Такси уехало, а он все топтался у ворот. Пока ехали, в дальнем углу дома заметил продуктовый магазин, хотел дойти до него, купить… конфеты, что ли… Вроде как в гости к даме пришел. Хотя лучше бы бутылку коньяка. Представил себя с коньяком и конфетами — и решительно двинулся в арку.
Набрал номер квартиры на домофоне: сорок три. Отметил, что это его любимые цифры: три и четыре — в них основа порядка в житейских делах и мироздании. Придумал еще в детстве и с тех пор жил по системе, состоящей из этих цифр и особого сочетания гласных и согласных — не всех, избранных.
Наверняка у многих нормальных людей есть свои системы, да еще позатейливей, но они их скрывают. Только пациенты психиатров вынуждены признаваться в своих тайнах. Как говаривал Андрей Ефимыч Рагин, между пациентом и психиатром большой разницы нет: «Все зависит от случая. Кого посадили, тот сидит, а кого не посадили, тот гуляет, вот и все». В том, что один доктор, а другой душевнобольной, «нет ни нравственности, ни логики, а одна только пустая случайность». Додумать не успел — лифт дернулся и остановился.
Маргарита осунулась, утратила величавость. Он даже забыл буркнуть заготовленное приветствие: «Чуть ночь, и я у ваших ног» и «Давно не виделись». Сунул ноги в приготовленные для него тапки — войлочные, с синим тканым узором и длинными загнутыми носами на восточный манер. На ее ногах были такие же тапки, только с зеленым узором и коричневыми помпонами на загнутых носах.
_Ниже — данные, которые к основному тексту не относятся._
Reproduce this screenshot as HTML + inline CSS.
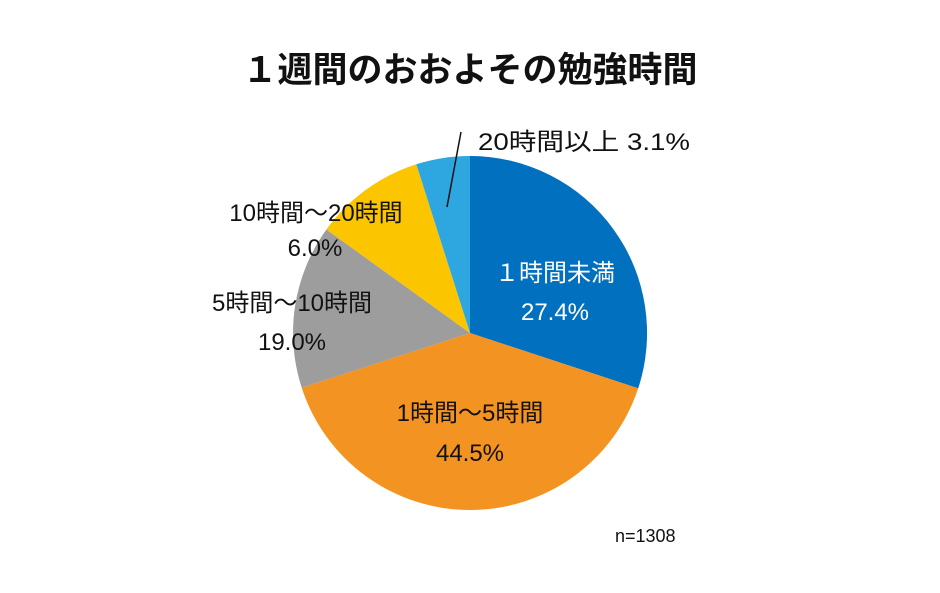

— Тошно одной и поговорить не с кем… Я не отниму у вас много времени, — сказала Маргарита.
Он развел руками, что можно было трактовать и как разрешение тратить его время сколько заблагорассудится, и как констатацию того, что оно уже потрачено.
Квартира походила на музей: мебель из темного дерева с резьбой, на стенах картины — суровая маринистика, напольные вазы в китайском стиле, а может, и впрямь китайские. В открытые двери комнат виднелись диваны, на каждом из которых затейливо раскиданы разномастные подушечки — почти все, как и тапки, на восточный манер с кистями и вышивкой.
Маргарита провела его в большую комнату, посреди которой стоял круглый стол, застеленный светлой скатертью с меленькими цветочками. Он осторожно сел на резной стул и потрогал под столом край свисавшей почти до пола скатерти. Цветочки оказались выпуклыми и атласными, сплетенными из ленточек и вручную пришитыми к скатерти.
Христофоров уселся удобнее на массивном, не внушавшем опасений стуле: чаевничать так чаевничать.
— Давайте выпьем, — предложила Маргарита.
— Вы снова хотите присутствовать при медленном самоубийстве и даже решили поспособствовать? — припомнил он ей.
— Уже несколько дней хочу напиться, но не могу. Не умею. Вы меня поддержите?
— Завтра дежурство. Вы можете напиться без моего участия, но под моим руководством. Я для этого приехал?
— Нет, для того, чтобы завтра на дежурстве вам было интересно.
— Мне и так всегда интересно. Вот уже двадцать пять лет.
— Ну, так будет еще интереснее. Оставайтесь здесь на ночь, я постелю вам в соседней комнате. Только сразу найду постельное белье. После развода я ни разу не была в этой квартире, хотя у меня оставались от нее ключи.
— Психиатр — это еврейский мальчик, который до смерти боится крови, а в медицину пошел для того, чтобы не огорчать маму. Это про моего бывшего мужа. У него не было шансов стать хорошим врачом, поэтому он сделал хорошую карьеру в медицине, — Маргарита повертела в руках стопку, с сомнением посмотрела на нее, зажмурилась и выпила содержимое до дна.
— Пятая, — осторожно напомнил Христофоров. — Вы зря взяли граппу. Это все равно что поехать на Олимпиаду, имея трояк по физкультуре. В пьянство надо входить плавно.
Он покосился на бутылку: понижать градус поздно. О покойниках либо хорошо, либо ничего, но разве может женщина пить молча?